The Jurassic World movies chronicle the fall of the theme park and how it expanded in ways never intended beyond the park’s towering wooden gates. The Indominus rex was a new species of dinosaur synthesized to be the ultimate predator and a new attraction to “scare the kids.” Proving to be more intelligent and powerful than the I-rex’s creators ever gave it credit for, it escaped captivity to do irreparable damage to the resort. Forced into a final confrontation with Jurassic Park’s T-rex and a new squad of trained raptors, the creature drowned when snagged by the Mosasaur. That, however, was not the end of Isla Nublar, which came in Jurassic World: Fallen Kingdom. When the island’s volcano, Mt. Sibo, threatened to destroy all the dinosaurs living among the ruins left in Jurassic World’s aftermath, a secret expedition spearheaded by Hammond’s old partner Benjamin Lockwood meant to rescue the animals from extinction. After the volcano went off and destroyed Isla Nublar’s remnants, Lockwood’s grandaughter released the rescued dinosaurs on the mainland into the wild, with Ian Malcolm proclaiming, “Welcome to Jurassic World.”

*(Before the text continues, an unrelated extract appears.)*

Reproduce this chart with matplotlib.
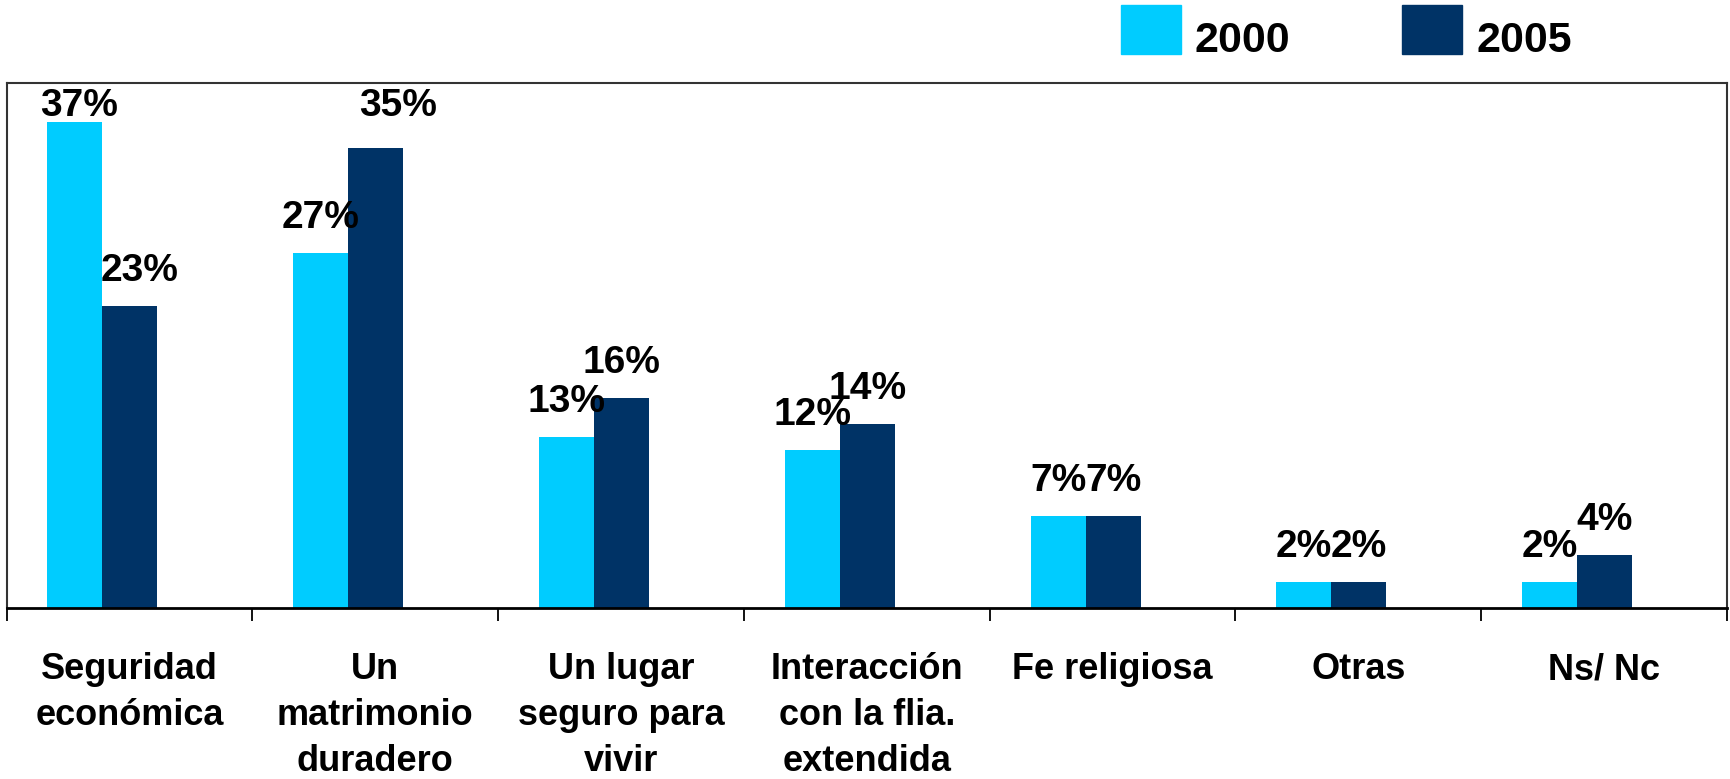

John Hammond had a dream to do the impossible, and just like the animals InGen cloned, it evolved. Jurassic Park as a series is a beautiful and tragic insight into how even the most hopeful plans, with the best of intentions, don’t always work out, no matter how much people want them to. There’s a poetic irony that began with a single zoo and a wish to showcase dinosaurs to the entire world, spread out and expanded at the end of Jurassic World: Fallen Kingdom, but not in the way InGen ever intended, with John Hammond’s legacy now loose in the wild and unrestrained.